Siti menjelaskan proses pembuatan satu buah kain Tenun Gadod dibutuhkan waktu sekitar 7-10 hari. Proses pembuatan Tenun Gadod yang dimulai dari tahap pembuatan benang, pewarnaan hingga menghitung kebutuhan untuk satu kain masih dilakukan secara tradisional.
Cara-cara tradisional itulah yang kemudian menjadi ciri khas Tenun Gadod dan membedakannya dengan tenun-tenun lainnya yang ada, termasuk menanam sendiri kapas honje sebagai bahan baku Tenun Gadod. “Untuk proses pembuatan banyak caranya dan waktunya lama, untuk satu kain membutuhkan waktu sekitar 7-10 hari dari membuat benang, menghitung kebutuhan untuk satu kain, kemudian proses pewarnaan itu tradisional semua,” ujar Siti.
“Proses itulah yang kemudian membedakan Tenun Gadod dengan kain lainnya, karena semuanya dibuat sendiri.

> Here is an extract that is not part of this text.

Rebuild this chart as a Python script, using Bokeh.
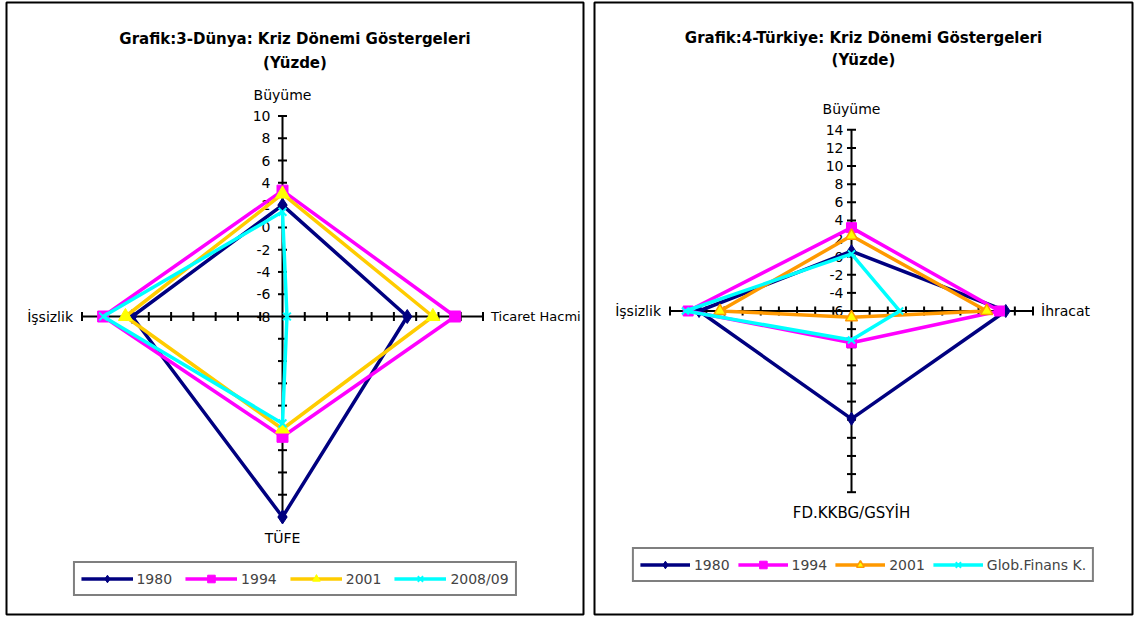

Kapasnya juga ditanam sendiri kemudian dibuat benang,” ucap dia menambahkan.
Sayangnya, Tenun Gadod ini terancam punah karena kurangnya minat warga yang membuat kain tradisional tersebut. Saat ini hanya ada Emak Maya, Siti Khodijah dan seorang lainnya yang masih eksis membuat Tenun Gadod.
“Tadinya ada dua, Mak Maya sama Mak Kasti. Tapi Mak Kasti sudah almarhumah, sekarang regenerasi Tenun Gadod ini baru dua orang, saya sama teman saya satu,” ujarnya.
Siti-pun berharap Tenun Gadod ini masih bisa terus eksis dan kembali ke masa keemasannya seperti dulu. “Iya maunya banyak yang ikut bikin supaya terus lestari dan makin terkenal lagi Tenun Gadod ini,” kata Siti.